Reproduce exactly only the lines from the line that holds "Give me the" to the line that holds "colors = ['#00B5AF', '#B5BE00']", inclusive, in the listing below, and please leave out every picture.

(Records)
[Begin]
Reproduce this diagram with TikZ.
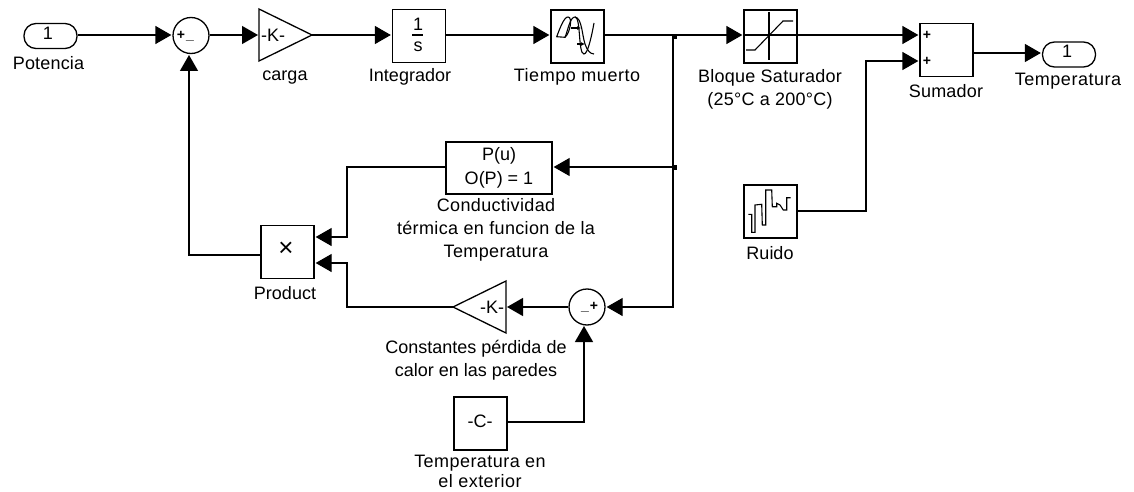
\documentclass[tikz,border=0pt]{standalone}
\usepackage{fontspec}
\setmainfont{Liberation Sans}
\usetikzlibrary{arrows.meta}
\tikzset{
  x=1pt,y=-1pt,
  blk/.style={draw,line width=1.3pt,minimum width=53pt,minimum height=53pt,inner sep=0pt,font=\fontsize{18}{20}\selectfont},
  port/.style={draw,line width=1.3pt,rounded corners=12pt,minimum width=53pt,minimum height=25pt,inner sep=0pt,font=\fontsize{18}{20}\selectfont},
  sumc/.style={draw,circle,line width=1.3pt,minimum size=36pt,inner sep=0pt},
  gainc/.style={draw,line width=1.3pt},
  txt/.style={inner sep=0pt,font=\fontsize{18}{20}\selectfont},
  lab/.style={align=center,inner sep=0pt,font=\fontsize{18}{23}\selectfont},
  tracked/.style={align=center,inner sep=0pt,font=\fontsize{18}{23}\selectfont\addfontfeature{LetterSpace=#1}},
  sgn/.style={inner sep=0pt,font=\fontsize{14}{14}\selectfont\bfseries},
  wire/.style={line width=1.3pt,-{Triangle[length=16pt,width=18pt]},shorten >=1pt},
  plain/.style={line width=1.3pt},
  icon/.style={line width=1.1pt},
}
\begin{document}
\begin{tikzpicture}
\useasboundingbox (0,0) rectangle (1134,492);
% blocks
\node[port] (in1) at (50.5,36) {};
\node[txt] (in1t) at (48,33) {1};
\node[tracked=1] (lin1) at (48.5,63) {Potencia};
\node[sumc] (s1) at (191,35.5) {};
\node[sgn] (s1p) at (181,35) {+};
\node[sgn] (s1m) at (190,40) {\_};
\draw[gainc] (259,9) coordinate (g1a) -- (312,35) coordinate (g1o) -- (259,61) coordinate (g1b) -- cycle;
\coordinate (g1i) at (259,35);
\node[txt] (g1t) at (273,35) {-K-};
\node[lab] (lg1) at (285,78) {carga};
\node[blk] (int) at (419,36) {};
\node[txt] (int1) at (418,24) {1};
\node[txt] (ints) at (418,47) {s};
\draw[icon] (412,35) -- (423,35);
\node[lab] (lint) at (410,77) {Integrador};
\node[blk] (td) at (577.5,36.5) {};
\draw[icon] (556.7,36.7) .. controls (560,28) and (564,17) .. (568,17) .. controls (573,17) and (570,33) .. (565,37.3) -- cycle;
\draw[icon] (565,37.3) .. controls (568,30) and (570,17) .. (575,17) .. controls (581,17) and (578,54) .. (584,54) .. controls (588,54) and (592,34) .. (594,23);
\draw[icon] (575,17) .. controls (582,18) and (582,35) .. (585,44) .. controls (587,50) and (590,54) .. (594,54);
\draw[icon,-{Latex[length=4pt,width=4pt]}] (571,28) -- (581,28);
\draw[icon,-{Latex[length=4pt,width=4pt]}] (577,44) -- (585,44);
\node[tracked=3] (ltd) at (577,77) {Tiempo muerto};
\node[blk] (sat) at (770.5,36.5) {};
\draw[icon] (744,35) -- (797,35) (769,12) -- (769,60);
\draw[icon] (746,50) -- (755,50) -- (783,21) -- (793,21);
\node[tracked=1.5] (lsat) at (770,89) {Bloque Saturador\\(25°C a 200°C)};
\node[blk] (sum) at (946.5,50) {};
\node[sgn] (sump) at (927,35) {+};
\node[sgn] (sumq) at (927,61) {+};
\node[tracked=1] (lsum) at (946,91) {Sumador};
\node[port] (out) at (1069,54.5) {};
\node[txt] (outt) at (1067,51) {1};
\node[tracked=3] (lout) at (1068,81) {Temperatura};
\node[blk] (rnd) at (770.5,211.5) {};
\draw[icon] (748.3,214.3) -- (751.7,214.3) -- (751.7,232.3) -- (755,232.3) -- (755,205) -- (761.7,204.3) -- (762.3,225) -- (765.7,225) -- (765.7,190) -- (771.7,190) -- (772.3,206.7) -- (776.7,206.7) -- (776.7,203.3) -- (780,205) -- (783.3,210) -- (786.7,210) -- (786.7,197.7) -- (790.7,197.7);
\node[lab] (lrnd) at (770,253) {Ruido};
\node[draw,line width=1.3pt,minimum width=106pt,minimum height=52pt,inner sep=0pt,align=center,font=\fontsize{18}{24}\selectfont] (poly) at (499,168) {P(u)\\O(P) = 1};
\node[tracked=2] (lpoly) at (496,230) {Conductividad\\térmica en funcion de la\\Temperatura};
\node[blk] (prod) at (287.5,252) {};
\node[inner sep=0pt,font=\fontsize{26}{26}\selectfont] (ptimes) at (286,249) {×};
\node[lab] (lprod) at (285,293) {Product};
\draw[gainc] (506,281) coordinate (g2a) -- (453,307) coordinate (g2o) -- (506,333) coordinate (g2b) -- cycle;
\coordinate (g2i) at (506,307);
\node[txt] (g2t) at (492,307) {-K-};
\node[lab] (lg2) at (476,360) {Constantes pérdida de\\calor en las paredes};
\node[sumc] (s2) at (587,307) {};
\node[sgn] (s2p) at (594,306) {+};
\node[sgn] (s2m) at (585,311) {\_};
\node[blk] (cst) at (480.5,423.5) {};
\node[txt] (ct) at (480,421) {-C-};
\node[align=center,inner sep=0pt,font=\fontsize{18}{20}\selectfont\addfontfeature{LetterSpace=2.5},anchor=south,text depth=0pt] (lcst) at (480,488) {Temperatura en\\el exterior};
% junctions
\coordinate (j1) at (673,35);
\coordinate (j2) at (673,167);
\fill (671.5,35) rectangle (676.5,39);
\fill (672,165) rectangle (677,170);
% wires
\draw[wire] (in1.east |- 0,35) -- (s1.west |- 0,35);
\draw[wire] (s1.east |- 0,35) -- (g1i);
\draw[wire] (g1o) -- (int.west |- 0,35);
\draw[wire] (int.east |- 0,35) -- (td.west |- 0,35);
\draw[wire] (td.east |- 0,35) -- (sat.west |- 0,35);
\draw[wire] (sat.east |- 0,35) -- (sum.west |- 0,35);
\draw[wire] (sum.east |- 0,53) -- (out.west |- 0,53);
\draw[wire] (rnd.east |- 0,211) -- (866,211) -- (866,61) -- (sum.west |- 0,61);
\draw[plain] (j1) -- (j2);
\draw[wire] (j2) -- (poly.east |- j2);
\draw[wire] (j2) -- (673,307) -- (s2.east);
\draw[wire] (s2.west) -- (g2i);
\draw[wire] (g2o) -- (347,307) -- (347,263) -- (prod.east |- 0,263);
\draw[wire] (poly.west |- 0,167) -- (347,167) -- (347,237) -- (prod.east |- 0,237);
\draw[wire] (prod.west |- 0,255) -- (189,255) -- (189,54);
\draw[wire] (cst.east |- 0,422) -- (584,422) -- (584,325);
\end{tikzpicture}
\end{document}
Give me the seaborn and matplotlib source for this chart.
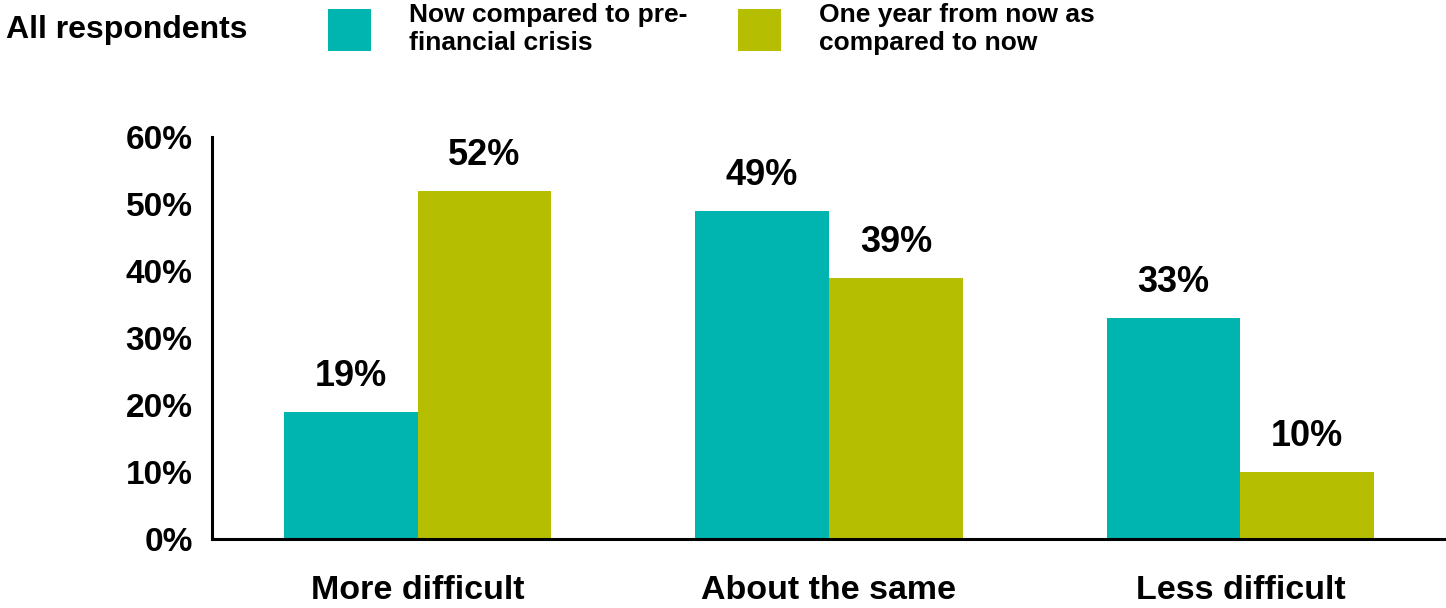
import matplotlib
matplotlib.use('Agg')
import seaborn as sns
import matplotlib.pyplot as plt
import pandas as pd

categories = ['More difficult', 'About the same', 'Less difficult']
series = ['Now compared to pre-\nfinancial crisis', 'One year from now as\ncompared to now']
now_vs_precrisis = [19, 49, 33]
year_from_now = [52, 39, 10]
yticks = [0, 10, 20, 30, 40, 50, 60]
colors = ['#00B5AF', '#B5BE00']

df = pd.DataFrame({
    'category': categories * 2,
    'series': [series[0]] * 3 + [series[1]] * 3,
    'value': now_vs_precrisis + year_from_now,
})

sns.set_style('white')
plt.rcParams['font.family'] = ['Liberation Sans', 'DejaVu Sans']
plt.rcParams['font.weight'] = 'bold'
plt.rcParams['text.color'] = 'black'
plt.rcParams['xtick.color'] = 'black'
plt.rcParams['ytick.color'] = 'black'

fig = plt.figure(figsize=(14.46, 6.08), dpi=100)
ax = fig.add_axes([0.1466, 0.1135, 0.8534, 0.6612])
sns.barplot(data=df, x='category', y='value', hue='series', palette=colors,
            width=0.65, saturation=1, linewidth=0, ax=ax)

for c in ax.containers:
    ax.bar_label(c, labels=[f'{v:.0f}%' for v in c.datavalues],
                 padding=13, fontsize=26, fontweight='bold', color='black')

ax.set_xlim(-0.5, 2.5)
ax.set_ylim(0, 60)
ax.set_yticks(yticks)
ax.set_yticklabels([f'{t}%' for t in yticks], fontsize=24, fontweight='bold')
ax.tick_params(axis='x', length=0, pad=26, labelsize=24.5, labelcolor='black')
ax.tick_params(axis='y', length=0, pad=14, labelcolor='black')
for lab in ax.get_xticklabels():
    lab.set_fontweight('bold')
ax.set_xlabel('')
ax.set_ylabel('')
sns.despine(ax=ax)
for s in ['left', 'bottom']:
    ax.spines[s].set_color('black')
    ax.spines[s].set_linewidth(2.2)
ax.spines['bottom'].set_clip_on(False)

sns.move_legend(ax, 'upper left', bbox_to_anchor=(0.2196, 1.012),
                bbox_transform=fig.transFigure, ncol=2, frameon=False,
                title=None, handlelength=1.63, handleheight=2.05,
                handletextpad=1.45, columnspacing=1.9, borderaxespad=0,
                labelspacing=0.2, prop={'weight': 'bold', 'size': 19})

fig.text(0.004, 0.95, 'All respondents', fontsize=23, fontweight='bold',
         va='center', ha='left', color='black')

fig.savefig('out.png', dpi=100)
[End]
• [FULL OUTPUT]
Give me the seaborn and matplotlib source for this chart.
import matplotlib
matplotlib.use('Agg')
import seaborn as sns
import matplotlib.pyplot as plt
import pandas as pd

categories = ['More difficult', 'About the same', 'Less difficult']
series = ['Now compared to pre-\nfinancial crisis', 'One year from now as\ncompared to now']
now_vs_precrisis = [19, 49, 33]
year_from_now = [52, 39, 10]
yticks = [0, 10, 20, 30, 40, 50, 60]
colors = ['#00B5AF', '#B5BE00']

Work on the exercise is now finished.